Even a moderate emission scenario can increase the intensity of typhoons like Haiyan by 14%, besides making them more frequent, says a new analysis.

Haiyan, which devastated the Philippines in November 2013, was one of the strongest ocean storms ever recorded, killing at least 6,300 people.

Nasa, the National Science Foundation and NOAA-funded study, led by researchers at the Scripps Institution of Oceanography, UC San Diego, found that ocean temperature was the strongest influencing factor in determining the intensity of storms.

The unusual upper ocean warming rates over the low-latitude northwestern Pacific have already intensified storms in the region as the warmer water provides more fuel for storm intensity.

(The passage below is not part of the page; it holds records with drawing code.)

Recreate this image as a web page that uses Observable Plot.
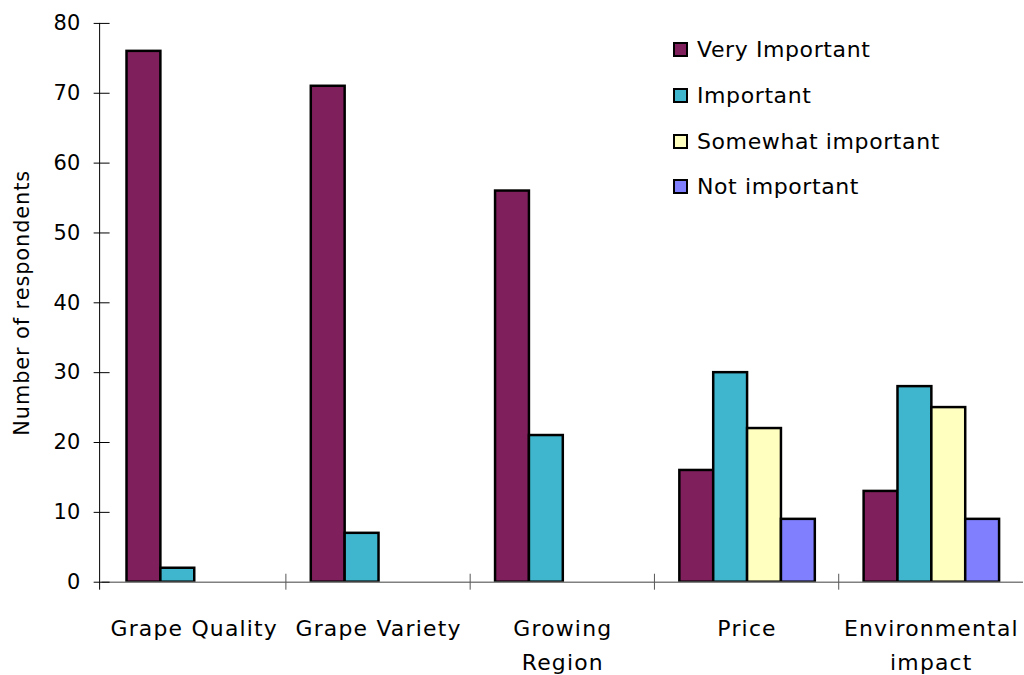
<!DOCTYPE html>
<html>
<head>
<meta charset="utf-8">
<script src="https://cdn.jsdelivr.net/npm/d3@7"></script>
<script src="https://cdn.jsdelivr.net/npm/@observablehq/plot@0.6"></script>
<style>
  html, body { margin: 0; padding: 0; background: #fff; overflow: hidden; width: 1024px; height: 675px; }
  #wrap { position: relative; width: 1024px; height: 675px; }
  #legend { position: absolute; left: 673px; top: 27px; font-family: "DejaVu Sans", sans-serif; font-size: 22px; letter-spacing: 0.6px; color: #000; }
  #legend .row { display: flex; align-items: center; height: 45.7px; }
  #legend .sw { width: 11px; height: 11px; border: 2px solid #000; margin-right: 9px; }
</style>
</head>
<body>
<div id="wrap"><div id="legend"></div></div>
<script>
const categories = ["Grape Quality", "Grape Variety", "Growing Region", "Price", "Environmental impact"];
const tickLabels = ["Grape Quality", "Grape Variety", "Growing\nRegion", "Price", "Environmental\nimpact"];
const series = ["Very Important", "Important", "Somewhat important", "Not important"];
const colors = ["#7F1F5C", "#3FB6CE", "#FFFFC0", "#8080FF"];
const veryImportant = [76, 71, 56, 16, 13];
const important = [2, 7, 21, 30, 28];
const somewhatImportant = [null, null, null, 22, 25];
const notImportant = [null, null, null, 9, 9];
const yTicks = [0, 10, 20, 30, 40, 50, 60, 70, 80];

const seriesValues = [veryImportant, important, somewhatImportant, notImportant];
const rows = [];
categories.forEach((c, i) => {
  series.forEach((s, j) => {
    const v = seriesValues[j][i];
    if (v != null) rows.push({category: c, series: s, value: v});
  });
});

const chart = Plot.plot({
  width: 1028,
  height: 675,
  marginLeft: 100,
  marginRight: 0,
  marginTop: 23,
  marginBottom: 91,
  style: {fontFamily: "DejaVu Sans, sans-serif", fontSize: "21px", color: "#000", background: "#fff", overflow: "visible"},
  fx: {domain: categories, padding: 0, axis: null},
  x: {domain: series, paddingInner: 0, paddingOuter: 0.69, axis: null},
  y: {domain: [0, 80], axis: null},
  color: {domain: series, range: colors},
  marks: [
    Plot.barY(rows, {fx: "category", x: "series", y: "value", fill: "series", stroke: "#000", strokeWidth: 2.5}),
    Plot.ruleY([0], {stroke: "#808080", strokeWidth: 1.5}),
    Plot.axisY({
      ticks: yTicks, tickSize: 16, dx: 8, tickPadding: 14, tickFormat: d => String(d),
      fontSize: 21, stroke: "#000",
      label: "Number of respondents", labelAnchor: "center", labelArrow: "none", labelOffset: 88
    }),
    Plot.axisFx({
      anchor: "bottom", tickSize: 0, tickPadding: 30, label: null,
      tickFormat: d => tickLabels[categories.indexOf(d)], fontSize: 22, lineHeight: 1.55
    })
  ]
});

document.getElementById("wrap").prepend(chart);

const svg = d3.select(chart.tagName.toLowerCase() === "svg" ? chart : chart.querySelector("svg"));
svg.selectAll("[aria-label='fx-axis tick label'] text").style("letter-spacing", "1.2px");
svg.selectAll("[aria-label='y-axis label'] text").style("letter-spacing", "0.9px");

// y axis line and category boundary ticks, from the chart's own scales
const yScale = chart.scale("y");
const fxScale = chart.scale("fx");
const y0 = yScale.apply(0), yTop = yScale.apply(80);
const decor = svg.append("g").attr("stroke", "#000").attr("stroke-width", 1);
decor.append("line")
  .attr("x1", 100).attr("x2", 100)
  .attr("y1", yTop).attr("y2", y0 + 8);
categories.slice(1).forEach(c => {
  const x = fxScale.apply(c);
  decor.append("line").attr("x1", x).attr("x2", x).attr("y1", y0 - 8).attr("y2", y0 + 8).attr("stroke", "#555");
});

const legend = d3.select("#legend");
series.forEach((s, j) => {
  const row = legend.append("div").attr("class", "row");
  row.append("div").attr("class", "sw").style("background", colors[j]);
  row.append("span").text(s);
});
</script>
</body>
</html>
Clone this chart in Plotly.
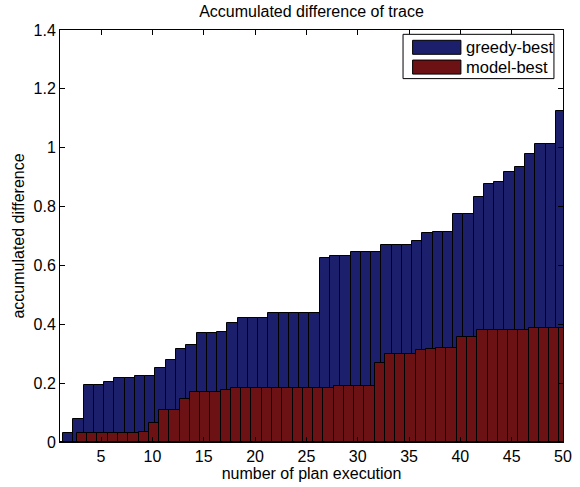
import plotly.graph_objects as go

runs = list(range(1, 51))
greedy_best = [0.0, 0.032, 0.078, 0.194, 0.194, 0.205, 0.218, 0.218, 0.225, 0.225,
               0.252, 0.278, 0.316, 0.329, 0.369, 0.369, 0.375, 0.406, 0.420, 0.420,
               0.420, 0.437, 0.437, 0.437, 0.437, 0.439, 0.624, 0.633, 0.633, 0.644,
               0.644, 0.644, 0.669, 0.669, 0.669, 0.683, 0.709, 0.714, 0.714, 0.776,
               0.776, 0.833, 0.878, 0.882, 0.918, 0.935, 0.980, 1.014, 1.014, 1.124]
model_best = [0.0, 0.0, 0.032, 0.032, 0.032, 0.032, 0.032, 0.032, 0.035, 0.063,
              0.109, 0.109, 0.146, 0.171, 0.171, 0.171, 0.177, 0.182, 0.182, 0.182,
              0.182, 0.182, 0.182, 0.182, 0.184, 0.184, 0.184, 0.190, 0.190, 0.190,
              0.190, 0.269, 0.299, 0.299, 0.299, 0.312, 0.316, 0.320, 0.320, 0.358,
              0.358, 0.380, 0.380, 0.382, 0.382, 0.382, 0.389, 0.389, 0.389, 0.389]
x_ticks = [5, 10, 15, 20, 25, 30, 35, 40, 45, 50]
y_ticks = [0, 0.2, 0.4, 0.6, 0.8, 1.0, 1.2, 1.4]
series_names = ["greedy-best", "model-best"]

BLUE = "#1c206c"
RED = "#6c1214"
FONT = "Liberation Sans, Arial, sans-serif"

fig = go.Figure()
fig.add_trace(go.Bar(x=runs, y=greedy_best, name=series_names[0], width=1.0, offset=-0.7,
                     marker=dict(color=BLUE, line=dict(color="black", width=1)),
                     showlegend=False))
fig.add_trace(go.Bar(x=runs, y=model_best, name=series_names[1], width=1.0, offset=-0.35,
                     marker=dict(color=RED, line=dict(color="black", width=1)),
                     showlegend=False))

axis_common = dict(showline=True, linecolor="black", linewidth=1, mirror="ticks",
                   ticks="inside", ticklen=5, tickcolor="black", showgrid=False,
                   zeroline=False, ticklabeloverflow="allow",
                   tickfont=dict(family=FONT, size=16, color="black"))

fig.update_xaxes(range=[1, 50], tickvals=x_ticks,
                 title=dict(text="number of plan execution",
                            font=dict(family=FONT, size=16, color="black"), standoff=0),
                 **axis_common)
fig.update_yaxes(range=[0, 1.4], tickvals=y_ticks,
                 title=dict(text="accumulated difference",
                            font=dict(family=FONT, size=16, color="black"), standoff=4),
                 **axis_common)

# legend box (MATLAB-style, wide swatches)
shapes = [
    dict(type="rect", xref="paper", yref="paper", x0=0.682, x1=0.982, y0=0.882, y1=0.9895,
         fillcolor="white", line=dict(color="black", width=1)),
    dict(type="rect", xref="paper", yref="paper", x0=0.701, x1=0.797, y0=0.941, y1=0.975,
         fillcolor=BLUE, line=dict(color="black", width=1)),
    dict(type="rect", xref="paper", yref="paper", x0=0.701, x1=0.797, y0=0.893, y1=0.927,
         fillcolor=RED, line=dict(color="black", width=1)),
]
annotations = [
    dict(xref="paper", yref="paper", x=0.804, y=0.958, text=series_names[0], showarrow=False,
         xanchor="left", yanchor="middle", font=dict(family=FONT, size=16.5, color="black")),
    dict(xref="paper", yref="paper", x=0.804, y=0.910, text=series_names[1], showarrow=False,
         xanchor="left", yanchor="middle", font=dict(family=FONT, size=16.5, color="black")),
]

fig.update_layout(
    width=580, height=487,
    margin=dict(l=60, r=8, t=30, b=45),
    barmode="overlay", bargap=0,
    plot_bgcolor="white", paper_bgcolor="white",
    title=dict(text="Accumulated difference of trace", x=0.5, xref="paper",
               y=1 - 11 / 487, yref="container", yanchor="middle",
               font=dict(family=FONT, size=16, color="black")),
    shapes=shapes, annotations=annotations,
)

fig.write_html("out.html")
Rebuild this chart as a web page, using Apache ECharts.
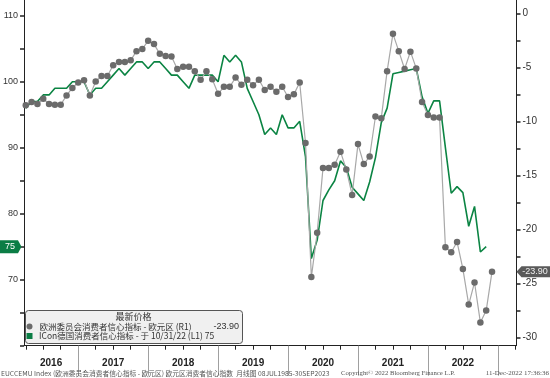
<!DOCTYPE html>
<html><head><meta charset="utf-8">
<script src="https://cdn.jsdelivr.net/npm/echarts@6/dist/echarts.min.js"></script>
<style>html,body{margin:0;padding:0;background:#fff}#c{width:550px;height:378px}</style>
</head><body><div id="c"></div>
<script>
// months counted from Jan 2016 (value m = end of month m); first point = Mar 2016
const startMonth = 3;
const euroConf = [
  -8.5,-8.2,-8.4,-7.9,-8.4,-8.45,-8.45,-7.6,-6.9,-6.4,
  -6.2,-7.6,-6.3,-5.8,-5.8,-4.8,-4.5,-4.5,-4.35,-3.5,
  -3.3,-2.55,-2.85,-3.75,-3.95,-4.0,-5.15,-4.95,-4.95,-5.35,
  -6.15,-5.35,-6.1,-7.45,-6.8,-6.8,-5.95,-6.6,-6.15,-6.65,
  -6.15,-7.1,-6.8,-7.25,-6.8,-7.75,-7.5,-6.4,-12.0,-24.4,
  -20.3,-14.3,-14.3,-14.0,-12.8,-14.45,-16.8,-12.1,-13.95,-13.25,
  -9.55,-9.7,-5.35,-1.9,-3.5,-5.15,-3.55,-5.1,-8.2,-9.4,
  -9.65,-9.65,-21.65,-22.1,-21.15,-23.65,-26.95,-24.9,-28.6,-27.5,
  -23.9
];
const germanyConf = [
  96,97,97,98,98,99,99,99,100,100,
  100,98,99,99,100,101,102,101,102,103,
  103,102,103,103,102,101,101,100,99,101,
  101,101,101,100,104,103,104,103,99,97,
  95,92,93,92,95,93,93,94,88.6,73.2,
  76,82,83.6,85,88,87,84,83,82,84.8,
  88.5,93.8,96,101.2,101.4,101.6,101.8,102,97.7,95.2,
  97.1,97.1,90,83.1,84.1,83.2,78.1,81.1,74.2,75
];
const yearLabels = ['2016','2017','2018','2019','2020','2021','2022','2023'];
const leftLabels = [70,80,90,100,110];
const rightLabels = [0,-5,-10,-15,-20,-25,-30];
const euroName = '欧洲委员会消费者信心指标 - 欧元区 (R1)';
const germanyName = 'ICon德国消费者信心指标 - 于 10/31/22 (L1)';

const X_MIN = 2.7, X_MAX = 87.2;
const grayData = euroConf.map((v,i)=>[startMonth+i, v]);
const greenData = germanyConf.map((v,i)=>[startMonth+i, v]);

const quarterTicks = [], yearTicks = [], yearCenters = [];
for (let m = 3; m <= 87; m += 3) if (m % 12) quarterTicks.push(m);
for (let m = 12; m <= 84; m += 12) yearTicks.push(m);
for (let y = 0; y < 7; y++) {
  const a = Math.max(X_MIN, y*12), b = Math.min(X_MAX, y*12+12);
  yearCenters.push((a+b)/2);
}
const leftTicks = []; for (let v = 60; v <= 110; v += 5) leftTicks.push(v);
const rightTicks = []; for (let v = -30; v <= 0; v += 2.5) rightTicks.push(v);

const chart = echarts.init(document.getElementById('c'), null, {renderer:'canvas'});
const AX = '#222';
const option = {
  animation: false,
  backgroundColor: '#fff',
  grid: {left: 21.5, right: 33.5, top: 0, bottom: 32.3},
  xAxis: [{
    type: 'value', min: X_MIN, max: X_MAX, position: 'bottom',
    axisLine: {show: true, onZero: false, lineStyle: {color: AX, width: 1}},
    axisTick: {show: true, customValues: quarterTicks, length: 4, lineStyle: {color: AX}},
    axisLabel: {customValues: yearCenters, formatter: v => yearLabels[Math.floor(v/12)],
      margin: 13, fontSize: 10, fontWeight: 'bold', color: '#222', fontFamily: 'Liberation Sans'},
    splitLine: {show: false}
  }, {
    type: 'value', min: X_MIN, max: X_MAX, position: 'bottom',
    axisLine: {show: false, onZero: false},
    axisTick: {show: true, customValues: yearTicks, length: 30, lineStyle: {color: '#a0a0a0'}},
    axisLabel: {show: false}, splitLine: {show: false}
  }],
  yAxis: [{
    type: 'value', min: 60, max: 112.38, position: 'left',
    axisLine: {show: true, onZero: false, lineStyle: {color: AX, width: 1}},
    axisTick: {show: true, customValues: leftTicks, length: 4, lineStyle: {color: AX, width: 1.5}},
    axisLabel: {customValues: leftLabels, fontSize: 9, color: '#333', margin: 6, fontFamily: 'Liberation Sans'},
    splitLine: {show: false}
  }, {
    type: 'value', min: -30.75, max: 1.23, position: 'right',
    axisLine: {show: true, onZero: false, lineStyle: {color: AX, width: 1}},
    axisTick: {show: true, customValues: rightTicks, length: 4, lineStyle: {color: AX, width: 1.5}},
    axisLabel: {customValues: rightLabels, fontSize: 10, color: '#333', margin: 6, fontFamily: 'Liberation Sans'},
    splitLine: {show: false}
  }],
  series: [{
    name: germanyName, type: 'line', xAxisIndex: 0, yAxisIndex: 0, data: greenData,
    symbol: 'none', lineStyle: {color: '#0b8443', width: 1.6}, z: 2
  }, {
    name: euroName, type: 'line', xAxisIndex: 0, yAxisIndex: 1, data: grayData,
    symbol: 'circle', symbolSize: 6.5, itemStyle: {color: '#6b6b6b'},
    lineStyle: {color: '#a8a8a8', width: 1.2}, z: 3
  }]
};
chart.setOption(option);

const lastGreen = germanyConf[germanyConf.length-1];
const lastGray = euroConf[euroConf.length-1];
const gy = chart.convertToPixel({yAxisIndex: 0}, lastGreen);
const ry = chart.convertToPixel({yAxisIndex: 1}, lastGray);
const CJK = '"Noto Sans CJK SC", sans-serif';
const graphics = [
  {type: 'polygon', shape: {points: [[0,gy-6.5],[18,gy-6.5],[21.5,gy],[18,gy+6.5],[0,gy+6.5]]},
   style: {fill: '#0b7d45'}, z: 10},
  {type: 'text', x: 10, y: gy, style: {text: String(lastGreen), fill: '#fff', font: '9px "Liberation Sans"', align: 'center', verticalAlign: 'middle'}, z: 11},
  {type: 'polygon', shape: {points: [[516.5,ry],[521.5,ry-5.5],[550,ry-5.5],[550,ry+5.5],[521.5,ry+5.5]]},
   style: {fill: '#5a5a5a'}, z: 10},
  {type: 'text', x: 535, y: ry, style: {text: lastGray.toFixed(2), fill: '#eee', font: '9px "Liberation Sans"', align: 'center', verticalAlign: 'middle'}, z: 11},
  {type: 'rect', shape: {x: 25.5, y: 310.5, width: 217, height: 33, r: 3},
   style: {fill: '#f0f0f0', stroke: '#555', lineWidth: 1}, z: 10},
  {type: 'text', x: 133.5, y: 316.5, style: {text: '最新价格', fill: '#333', font: '9px ' + CJK, align: 'center', verticalAlign: 'middle'}, z: 11},
  {type: 'circle', shape: {cx: 29.5, cy: 326.5, r: 3}, style: {fill: '#6b6b6b'}, z: 11},
  {type: 'text', x: 39.5, y: 326.5, style: {text: euroName, fill: '#333', font: '8.5px ' + CJK, verticalAlign: 'middle'}, z: 11},
  {type: 'text', x: 239, y: 326.5, style: {text: lastGray.toFixed(2), fill: '#333', font: '9px "Liberation Sans"', align: 'right', verticalAlign: 'middle'}, z: 11},
  {type: 'rect', shape: {x: 26.5, y: 333, width: 6, height: 6}, style: {fill: '#0b7d45'}, z: 11},
  {type: 'text', x: 39, y: 336, style: {text: germanyName + ' ' + lastGreen, fill: '#333', font: '8.5px ' + CJK, verticalAlign: 'middle'}, z: 11},
  {type: 'text', x: 1, y: 373.5, style: {text: 'EUCCEMU Index (欧洲委员会消费者信心指标 - 欧元区) 欧元区消费者信心指数  月线图 08JUL1985-30SEP2023', fill: '#555', font: '6.75px ' + CJK, verticalAlign: 'middle'}, z: 11},
  {type: 'text', x: 341, y: 373.5, style: {text: 'Copyright© 2022 Bloomberg Finance L.P.', fill: '#555', font: '6.7px "Liberation Serif"', verticalAlign: 'middle'}, z: 11},
  {type: 'text', x: 549, y: 373.5, style: {text: '11-Dec-2022 17:36:36', fill: '#555', font: '7px "Liberation Serif"', align: 'right', verticalAlign: 'middle'}, z: 11}
];
chart.setOption({graphic: graphics});
</script>
</body></html>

The study covering 850 typhoons in the western Pacific region found the intensity of the damaging storms has increased by about 10% since the 1970s, said Wei Mei, the lead author of the study.

The team used a climate model that projects carbon dioxide-equivalent levels will reach 550 parts per million by 2060, up from the present 404 ppm level.

The intensity could go beyond 14% rise for emissions beyond that.

The study projects that by the year 2100, the temperature of the upper ocean will be more than 1.6 degrees Celsius higher than the baseline average of the 50-year period from 1955-2005.

The study appears in the journal Science Advances.

Storm intensity

The team looked at storm intensity as composed of two aspects – rate of acceleration and intensification duration.

They found that ocean temperature most strongly correlated to the rate of cyclone intensification, compared to atmospheric factors such as wind shear, atmospheric pressure and vorticity.

The strength and duration of a cyclone depend on pre-storm sea surface temperature and difference in temperature between the surface and subsurface.

A warmer sea surface generally provides more energy for storm development but this can be offset by a large change in temperature from the surface to subsurface. Strong winds can churn the waters and bring cold water up and cool the surface.

The authors showed that in the current climate scenario, both factors contribute nearly equally.

But with warming, sea surface temperature change dominates, because the subsurface ocean warms at a similar pace as the surface, resulting in a modest temperature gradient.

"Our findings provide the first observational evidence for the dominance of upper ocean thermal structure in the interannual-to-decadal variability of typhoon lifetime peak intensity," said co-author Shang-Ping Xie, the Roger Revelle Chair in Environmental Science at Scripps.

El Niño conditions where rising sea surface temperatures in the Pacific Ocean is transferred to land by the wind are being cited for the recent flooding in Texas. El Niño shifted the location of the subtropical jetstream in this case.

Warmer temperatures mean the air can hold more moisture and make storms stronger. While climate change does not cause these events, it worsens them.